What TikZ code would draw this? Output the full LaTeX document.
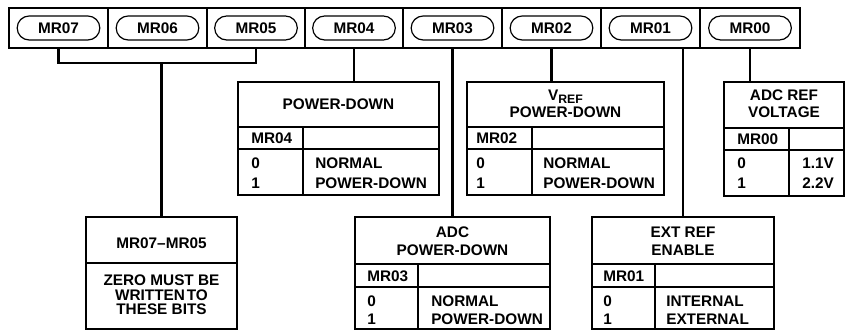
\documentclass[tikz,border=0pt]{standalone}
\usepackage{fontspec}
\setmainfont{Liberation Sans}
\usetikzlibrary{shapes.misc,fit}
\begin{document}
\begin{tikzpicture}[x=0.75pt,y=-0.75pt,
  every node/.style={font=\fontsize{11.5}{13}\selectfont\bfseries},
  frame/.style={draw, line width=1.2pt, inner sep=0pt},
  grid/.style={line width=1.1pt},
  pill/.style={draw, rounded rectangle, line width=0.9pt, minimum width=62pt, minimum height=18pt, inner sep=0pt},
  conn/.style={line width=1.9pt},
  lt/.style={anchor=base west, inner sep=0pt},
  ct/.style={anchor=base, inner sep=0pt}]
\useasboundingbox (0,0) rectangle (846,331);
% register bar
\node[fit={(9,8)(800,48)}, draw, line width=2pt, inner sep=0pt] (bar) {};
\foreach \x in {108,207,305,403,502,601,700}
  \draw[line width=0.8pt] (\x,8) -- (\x,48);
\node[pill] (p07) at (58.5,28) {MR07};
\node[pill] (p06) at (157.5,28) {MR06};
\node[pill] (p05) at (256,28) {MR05};
\node[pill] (p04) at (354,28) {MR04};
\node[pill] (p03) at (452.5,28) {MR03};
\node[pill] (p02) at (551.5,28) {MR02};
\node[pill] (p01) at (650.5,28) {MR01};
\node[pill] (p00) at (750,28) {MR00};
% tables
\node[frame, fit={(86,217)(237,329)}] (tb) {};
\node[frame, fit={(238,82)(439,195)}] (t04) {};
\node[frame, fit={(355,217)(550,329)}] (t03) {};
\node[frame, fit={(467,82)(664,195)}] (t02) {};
\node[frame, fit={(592,217)(774,329)}] (t01) {};
\node[frame, fit={(724,82)(844,196)}] (t00) {};
% connectors
\coordinate (brk) at (0,63);
\draw[conn] (p07 |- bar.south) -- (p07 |- brk) -- (p05 |- brk) -- (p05 |- bar.south);
\draw[conn] (tb.north |- brk) -- (tb.north);
\draw[conn] (p04 |- bar.south) -- (p04 |- t04.north);
\draw[conn] (p03 |- bar.south) -- (p03 |- t03.north);
\draw[conn] (p02 |- bar.south) -- (p02 |- t02.north);
\draw[conn] (t01.north |- bar.south) -- (t01.north);
\draw[conn] (p00 |- bar.south) -- (p00 |- t00.north);
% MR07-MR05 box
\draw[grid] (86,263) -- (237,263);
\node[ct] (tbh) at (161.5,248.5) {MR07--MR05};
\node[ct] (tb1) at (161.5,285.5) {ZERO MUST BE};
\node[ct] (tb2) at (161.5,300.5) {WRITTEN\hspace{0.12em}TO};
\node[ct] (tb3) at (161.5,315) {THESE BITS};
% MR04 table
\draw[grid] (238,127) -- (439,127) (238,149) -- (439,149) (303,127) -- (303,195);
\node[ct] (t04h) at (338.5,110) {POWER-DOWN};
\node[lt] (t04a) at (251,144) {MR04};
\node[lt] (t04b) at (251,169) {0};
\node[lt] (t04c) at (251,188.5) {1};
\node[lt] (t04d) at (315,169) {NORMAL};
\node[lt] (t04e) at (315,188.5) {POWER-DOWN};
% MR02 table
\draw[grid] (467,127) -- (664,127) (467,149) -- (664,149) (532,127) -- (532,195);
\node[ct] (t02h) at (565.5,100.5) {V{\fontsize{9.2}{10}\selectfont\raisebox{-1.9pt}{REF}}};
\node[ct] (t02i) at (565.5,118) {POWER-DOWN};
\node[lt] (t02a) at (476,144) {MR02};
\node[lt] (t02b) at (476,169) {0};
\node[lt] (t02c) at (476,188.5) {1};
\node[lt] (t02d) at (543,169) {NORMAL};
\node[lt] (t02e) at (543,188.5) {POWER-DOWN};
% MR00 table
\draw[grid] (724,128) -- (844,128) (724,150) -- (844,150) (789,128) -- (789,196);
\node[ct] (t00h) at (784,100.5) {ADC REF};
\node[ct] (t00i) at (784,118) {VOLTAGE};
\node[lt] (t00a) at (737,145) {MR00};
\node[lt] (t00b) at (737,169) {0};
\node[lt] (t00c) at (737,189) {1};
\node[lt] (t00d) at (802,169) {1.1V};
\node[lt] (t00e) at (802,189) {2.2V};
% MR03 table
\draw[grid] (355,264) -- (550,264) (355,287) -- (550,287) (418,264) -- (418,329);
\node[ct] (t03h) at (452.5,237.5) {ADC};
\node[ct] (t03i) at (452.5,255.5) {POWER-DOWN};
\node[lt] (t03a) at (367,282) {MR03};
\node[lt] (t03b) at (367,306.5) {0};
\node[lt] (t03c) at (367,325) {1};
\node[lt] (t03d) at (431,306.5) {NORMAL};
\node[lt] (t03e) at (431,325) {POWER-DOWN};
% MR01 table
\draw[grid] (592,264) -- (774,264) (592,287) -- (774,287) (655,264) -- (655,329);
\node[ct] (t01h) at (683,237.5) {EXT REF};
\node[ct] (t01i) at (683,255.5) {ENABLE};
\node[lt] (t01a) at (603,282) {MR01};
\node[lt] (t01b) at (603,306.5) {0};
\node[lt] (t01c) at (603,325) {1};
\node[lt] (t01d) at (666,306.5) {INTERNAL};
\node[lt] (t01e) at (666,325) {EXTERNAL};
\end{tikzpicture}
\end{document}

## Exercise objective
Leave out the pictures and give the listing above again exactly.

## Response
What TikZ code would draw this? Output the full LaTeX document.
\documentclass[tikz,border=0pt]{standalone}
\usepackage{fontspec}
\setmainfont{Liberation Sans}
\usetikzlibrary{shapes.misc,fit}
\begin{document}
\begin{tikzpicture}[x=0.75pt,y=-0.75pt,
  every node/.style={font=\fontsize{11.5}{13}\selectfont\bfseries},
  frame/.style={draw, line width=1.2pt, inner sep=0pt},
  grid/.style={line width=1.1pt},
  pill/.style={draw, rounded rectangle, line width=0.9pt, minimum width=62pt, minimum height=18pt, inner sep=0pt},
  conn/.style={line width=1.9pt},
  lt/.style={anchor=base west, inner sep=0pt},
  ct/.style={anchor=base, inner sep=0pt}]
\useasboundingbox (0,0) rectangle (846,331);
% register bar
\node[fit={(9,8)(800,48)}, draw, line width=2pt, inner sep=0pt] (bar) {};
\foreach \x in {108,207,305,403,502,601,700}
  \draw[line width=0.8pt] (\x,8) -- (\x,48);
\node[pill] (p07) at (58.5,28) {MR07};
\node[pill] (p06) at (157.5,28) {MR06};
\node[pill] (p05) at (256,28) {MR05};
\node[pill] (p04) at (354,28) {MR04};
\node[pill] (p03) at (452.5,28) {MR03};
\node[pill] (p02) at (551.5,28) {MR02};
\node[pill] (p01) at (650.5,28) {MR01};
\node[pill] (p00) at (750,28) {MR00};
% tables
\node[frame, fit={(86,217)(237,329)}] (tb) {};
\node[frame, fit={(238,82)(439,195)}] (t04) {};
\node[frame, fit={(355,217)(550,329)}] (t03) {};
\node[frame, fit={(467,82)(664,195)}] (t02) {};
\node[frame, fit={(592,217)(774,329)}] (t01) {};
\node[frame, fit={(724,82)(844,196)}] (t00) {};
% connectors
\coordinate (brk) at (0,63);
\draw[conn] (p07 |- bar.south) -- (p07 |- brk) -- (p05 |- brk) -- (p05 |- bar.south);
\draw[conn] (tb.north |- brk) -- (tb.north);
\draw[conn] (p04 |- bar.south) -- (p04 |- t04.north);
\draw[conn] (p03 |- bar.south) -- (p03 |- t03.north);
\draw[conn] (p02 |- bar.south) -- (p02 |- t02.north);
\draw[conn] (t01.north |- bar.south) -- (t01.north);
\draw[conn] (p00 |- bar.south) -- (p00 |- t00.north);
% MR07-MR05 box
\draw[grid] (86,263) -- (237,263);
\node[ct] (tbh) at (161.5,248.5) {MR07--MR05};
\node[ct] (tb1) at (161.5,285.5) {ZERO MUST BE};
\node[ct] (tb2) at (161.5,300.5) {WRITTEN\hspace{0.12em}TO};
\node[ct] (tb3) at (161.5,315) {THESE BITS};
% MR04 table
\draw[grid] (238,127) -- (439,127) (238,149) -- (439,149) (303,127) -- (303,195);
\node[ct] (t04h) at (338.5,110) {POWER-DOWN};
\node[lt] (t04a) at (251,144) {MR04};
\node[lt] (t04b) at (251,169) {0};
\node[lt] (t04c) at (251,188.5) {1};
\node[lt] (t04d) at (315,169) {NORMAL};
\node[lt] (t04e) at (315,188.5) {POWER-DOWN};
% MR02 table
\draw[grid] (467,127) -- (664,127) (467,149) -- (664,149) (532,127) -- (532,195);
\node[ct] (t02h) at (565.5,100.5) {V{\fontsize{9.2}{10}\selectfont\raisebox{-1.9pt}{REF}}};
\node[ct] (t02i) at (565.5,118) {POWER-DOWN};
\node[lt] (t02a) at (476,144) {MR02};
\node[lt] (t02b) at (476,169) {0};
\node[lt] (t02c) at (476,188.5) {1};
\node[lt] (t02d) at (543,169) {NORMAL};
\node[lt] (t02e) at (543,188.5) {POWER-DOWN};
% MR00 table
\draw[grid] (724,128) -- (844,128) (724,150) -- (844,150) (789,128) -- (789,196);
\node[ct] (t00h) at (784,100.5) {ADC REF};
\node[ct] (t00i) at (784,118) {VOLTAGE};
\node[lt] (t00a) at (737,145) {MR00};
\node[lt] (t00b) at (737,169) {0};
\node[lt] (t00c) at (737,189) {1};
\node[lt] (t00d) at (802,169) {1.1V};
\node[lt] (t00e) at (802,189) {2.2V};
% MR03 table
\draw[grid] (355,264) -- (550,264) (355,287) -- (550,287) (418,264) -- (418,329);
\node[ct] (t03h) at (452.5,237.5) {ADC};
\node[ct] (t03i) at (452.5,255.5) {POWER-DOWN};
\node[lt] (t03a) at (367,282) {MR03};
\node[lt] (t03b) at (367,306.5) {0};
\node[lt] (t03c) at (367,325) {1};
\node[lt] (t03d) at (431,306.5) {NORMAL};
\node[lt] (t03e) at (431,325) {POWER-DOWN};
% MR01 table
\draw[grid] (592,264) -- (774,264) (592,287) -- (774,287) (655,264) -- (655,329);
\node[ct] (t01h) at (683,237.5) {EXT REF};
\node[ct] (t01i) at (683,255.5) {ENABLE};
\node[lt] (t01a) at (603,282) {MR01};
\node[lt] (t01b) at (603,306.5) {0};
\node[lt] (t01c) at (603,325) {1};
\node[lt] (t01d) at (666,306.5) {INTERNAL};
\node[lt] (t01e) at (666,325) {EXTERNAL};
\end{tikzpicture}
\end{document}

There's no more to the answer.